In all cases you are responsible for setting up client applications so they do not fail in case of IO pause. In case of hypervisors this translates to – not only hypervisor must have the correct timeouts, but every guest must have correct timeouts as well.

aborzenkov · ‎2012-04-02

And please understand that your problem is not specific to software update. If it fails during NDU, it will also fail in case of controller malfunction. So basically your configuraton is not High Available and it should be your primary concern. Doing "cf takeover"/"cf giveback" is essential step in testing NetApp system configuration for basic HA features before putting it in production.

qanderson · ‎2012-04-03

I have our VM team checking to ensure the Hard option is set for the NFS exports. As far as iSCSI, is this something that is set in SnapDrive?

aborzenkov · ‎2012-04-03

No. SnapDrive is unrelated product and is not related to controller failover. Correct settings (on Windows) are implemented either by Host Utilities or by MPIO DSM package (at least, recent versions; I believe in the past Host Utilities was prerequisite).

qanderson · ‎2012-04-03

Fantastic, thanks for the assistance. So you're thinking that is all iSCSI Luns have the timeout set to 2 mins and the hard option is enforced on the nFS exports that when I do a failover those protocols should be ok?

scottgelb · ‎2012-04-03

Check your partner interfaces and network to confirm that everything can come up on the other node. Even if partner interfaces are correct, sometimes a switch config won't allow the second IP to work or is on another VLAN for example, so even though the takeover works the ports are not usable depending on setup external from NetApp. Aborzenkov made a great point that we test this prior to production on installations to make sure the partner interfaces and protocol works on failover. But with timeouts set the ndu upgrades work great. CIFS is the only protocol that has to reconnect when all is setup to best practice.

DEF__HEAD · ‎2012-06-26

Hi All

Im hoping someone can help me as yesterday i upgraded from 8.02 to 8.02P7 following the non-disruptive procedure guided for me via AutoSupport upgrade advisor and i too had an outage.

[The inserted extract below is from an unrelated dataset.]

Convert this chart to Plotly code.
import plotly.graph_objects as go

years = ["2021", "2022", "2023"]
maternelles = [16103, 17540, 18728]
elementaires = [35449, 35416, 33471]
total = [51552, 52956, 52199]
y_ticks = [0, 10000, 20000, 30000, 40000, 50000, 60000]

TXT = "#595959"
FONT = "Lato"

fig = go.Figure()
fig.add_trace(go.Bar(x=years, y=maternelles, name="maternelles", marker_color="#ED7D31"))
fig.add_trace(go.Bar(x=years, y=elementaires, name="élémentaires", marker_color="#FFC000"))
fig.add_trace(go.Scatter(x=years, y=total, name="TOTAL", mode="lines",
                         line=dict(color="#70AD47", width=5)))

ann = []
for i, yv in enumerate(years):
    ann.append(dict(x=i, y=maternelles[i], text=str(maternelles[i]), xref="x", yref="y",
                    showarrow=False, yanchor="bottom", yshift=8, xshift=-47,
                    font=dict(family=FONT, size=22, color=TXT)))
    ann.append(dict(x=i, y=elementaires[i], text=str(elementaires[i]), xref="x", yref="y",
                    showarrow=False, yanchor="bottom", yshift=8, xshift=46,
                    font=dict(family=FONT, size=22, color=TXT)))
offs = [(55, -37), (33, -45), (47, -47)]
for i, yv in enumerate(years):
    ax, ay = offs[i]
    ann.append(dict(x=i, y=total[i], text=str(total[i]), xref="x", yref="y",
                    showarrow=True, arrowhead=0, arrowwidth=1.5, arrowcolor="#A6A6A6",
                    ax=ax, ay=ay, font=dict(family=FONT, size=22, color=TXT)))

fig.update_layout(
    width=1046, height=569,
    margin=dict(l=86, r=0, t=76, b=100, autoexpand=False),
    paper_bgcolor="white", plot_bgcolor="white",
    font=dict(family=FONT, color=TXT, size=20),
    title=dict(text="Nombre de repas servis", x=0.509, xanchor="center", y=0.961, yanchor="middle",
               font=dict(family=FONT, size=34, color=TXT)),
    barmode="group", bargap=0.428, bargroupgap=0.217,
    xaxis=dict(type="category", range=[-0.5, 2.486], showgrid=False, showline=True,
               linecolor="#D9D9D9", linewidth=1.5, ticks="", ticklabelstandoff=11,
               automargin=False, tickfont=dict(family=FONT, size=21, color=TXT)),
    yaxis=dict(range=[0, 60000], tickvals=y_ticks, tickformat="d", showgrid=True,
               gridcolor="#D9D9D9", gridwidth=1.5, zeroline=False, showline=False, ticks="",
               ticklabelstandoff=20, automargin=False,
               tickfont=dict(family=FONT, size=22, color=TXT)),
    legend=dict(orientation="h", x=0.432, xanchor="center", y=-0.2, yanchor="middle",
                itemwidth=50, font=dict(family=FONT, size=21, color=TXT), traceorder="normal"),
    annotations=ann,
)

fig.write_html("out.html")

My environment is a Netapp FAS3210 HA 3 LUNS on Controller A and 3 LUNS from Controller B connected via FCP to a WIndows Server 2008 R2 file cluster with 3 Node Active / Active / Passive. Communication is HA paired between partners via VIF0 and we thoroughly tested this before going into production, so this being our 1st upgrade i was expecting a non disruptive process.

When i completed step cf takeover on Controller A, services shutdown on B and moved to A but our windows server file cluster Node B also failed its resources and went offline and slowly failed over to passive node C. Once controller B rebooted i completed cf giveback. Same happened again when i upgraded Controller B.

Note: We do not have Windows host utilities installed on our file cluster nodes as we have DSM MultiPath IO 3.5 installed instead. I read on DSM 3.5 new features that WIN Host Utils is no longer required. Is this correct or is this where my problem could be do you think?

http://support.netapp.com/NOW/download/software/mpio_win/3.5/

New Features

Thank you

aborzenkov · ‎2012-06-26

Host Utilities were never necessary for operation, they simply helped to automate host settings.

During setup of Microsoft Cluster some disk IO related parameters may get reset (it was definitely the case in the past). So you have to check all settings documented in Host Utilities manual and correct them if changed. Host Utilities could as be run in Recover mode to reapply these settings; I do not remember if DSM also has an option to reapply settings post-installation.